初代ゴジラの“呪縛”から逃れた『シン・ゴジラ』 モルモット吉田が評する実写監督としての庵野秀明

モルモット吉田の『シン・ゴジラ』評

 これは『シン・ゴジラ』全体を通しても言えることで、精神的には1作目を継承しつつ、実際の映画の内容は84年版『ゴジラ』の修正リメイクと言っていい。原点回帰を目指し、現代の東京にゴジラが上陸したらどうなるか、災害、政治、国際社会との観点からリアルにシミュレーションした84年版には穴が多く、ありていに言えば失敗作なので手が届きやすい。ようは「初代『ゴジラ』の呪縛から逃れ」る抜け道となるのだ。

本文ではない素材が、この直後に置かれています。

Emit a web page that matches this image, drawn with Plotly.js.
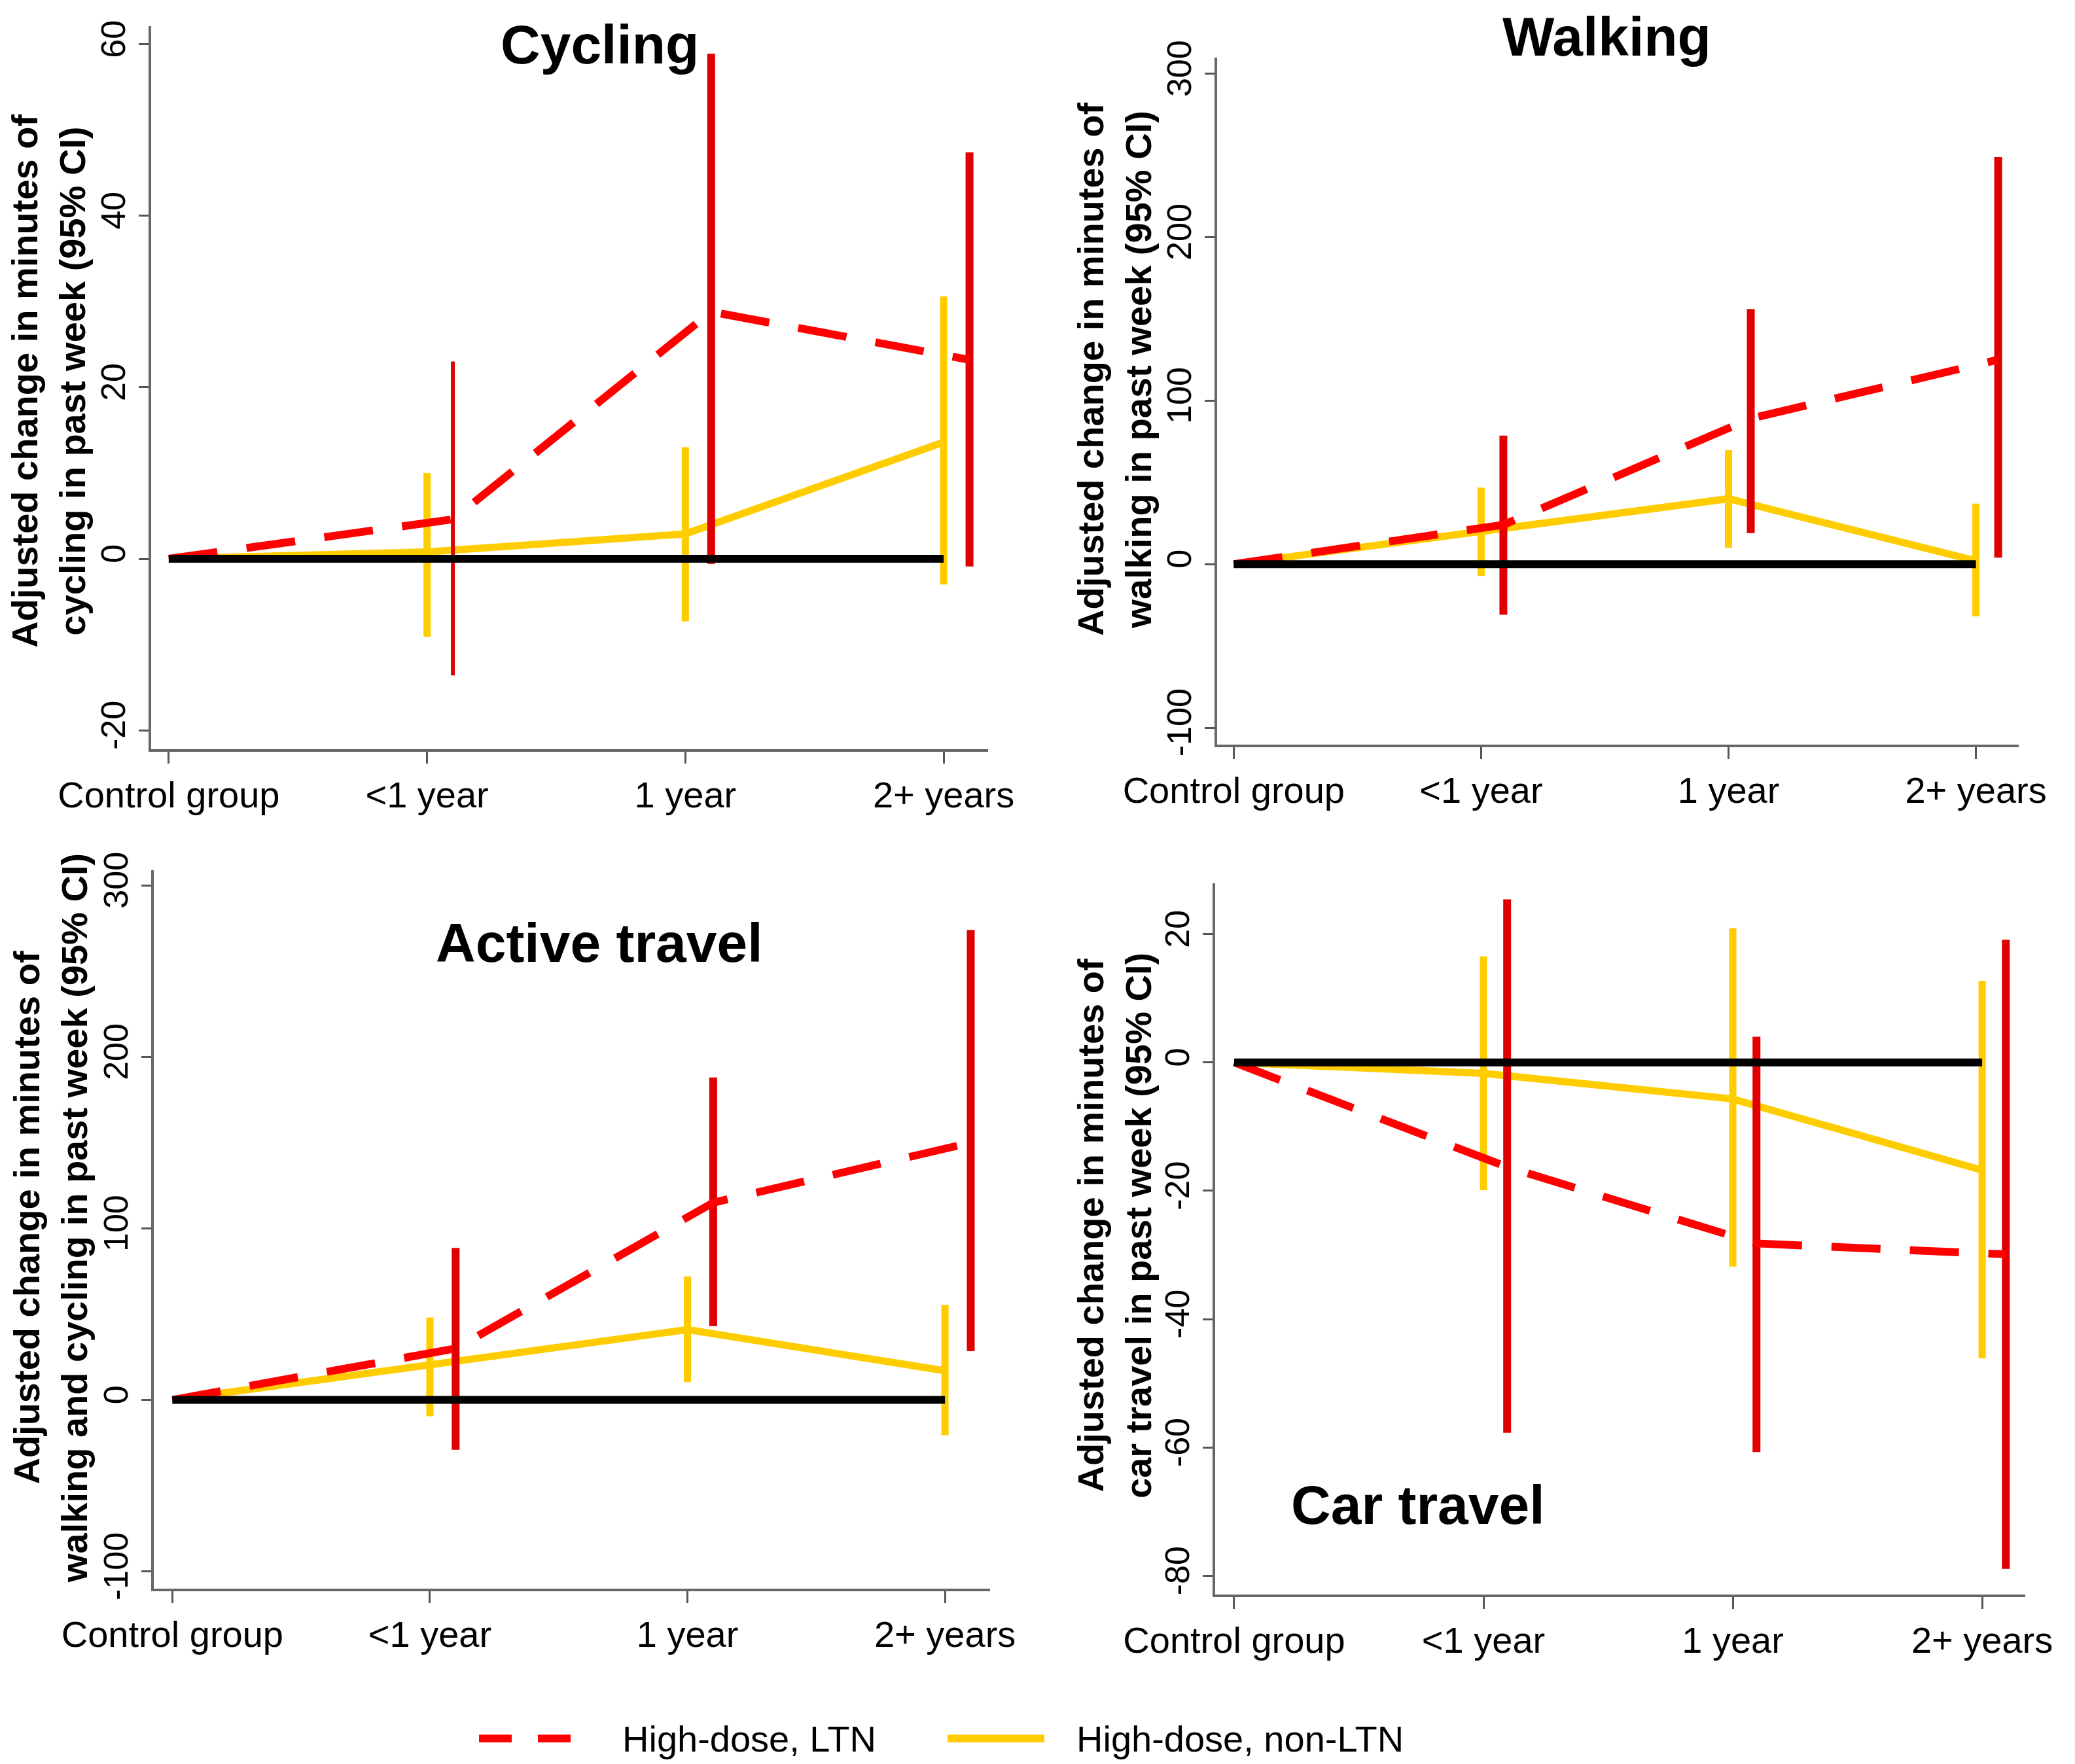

 一例だけ挙げると、84年版で有楽町のマリオン横を進むゴジラの前に乗客を乗せた新幹線が走ってくるシーンは失笑を買った。1作目でゴジラの足元に走行中の急行列車が衝突して転覆する有名なシーンのリメイク的な意味合いがあったのだろうが、運行管理システムで制御された現代に、ゴジラの目の前をノコノコ走ってくることがありえるだろうか。

 ところが庵野は『シン・ゴジラ』で逆に、どうすればゴジラと新幹線の組み合わせが失笑を買わずに可能になるかを考えるのである(鉄道好きだからでしょうな)。結果、『新幹線大爆破』(75年)を引用しながら、意外な形でそれを実現させ、1作目の列車衝突シーンを発展させたものを生み出した。84年版を間に挟むことでマイナスをプラスに転じさせるアレンジを可能にしたのである。
 
 ここまで84年版が『シン・ゴジラ』とって大きな意味を持つのは、時代の影響も無縁ではあるまい。前年には庵野が監督した伝説的な特撮自主映画『DAICON FILM版 帰ってきたウルトラマン』(83年)が完成し、『シン・ゴジラ』の監督・特技監督である樋口真嗣は84年版『ゴジラ』でプロの現場を初めて体験することになる。

 その後、庵野に紹介されて樋口は自主特撮映画の大作『八岐大蛇の逆襲』(85年)の現場に加わるわけだが、樋口は「『DAICON FILM版 帰ってきたウルトラマン』なんかを観ると、明らかにそちらの方が画づくりに対する、正しい取り組みと工夫を感じる。(略)あの頃、プロの現場にいて、『大阪の学生でもこれだけやってんのに、大の大人が集まってこの体たらくはなんだ』と感じて」(『ガイナックス・インタビューズ』堀田純司・GAINAX 著/講談社)と『ゴジラ』の現場に参加していた当時の心境を語っているが、実際、『シン・ゴジラ』には、この自主特撮映画2本の設定、描写が多数引用されている。

 30数年の時を経て、若き日の願望を実現させたとも言えるが、それが「初代『ゴジラ』の呪縛から逃れ」ることを可能にすると同時に、今度は若き日の自身という呪縛に囚われることになったのは皮肉でもある。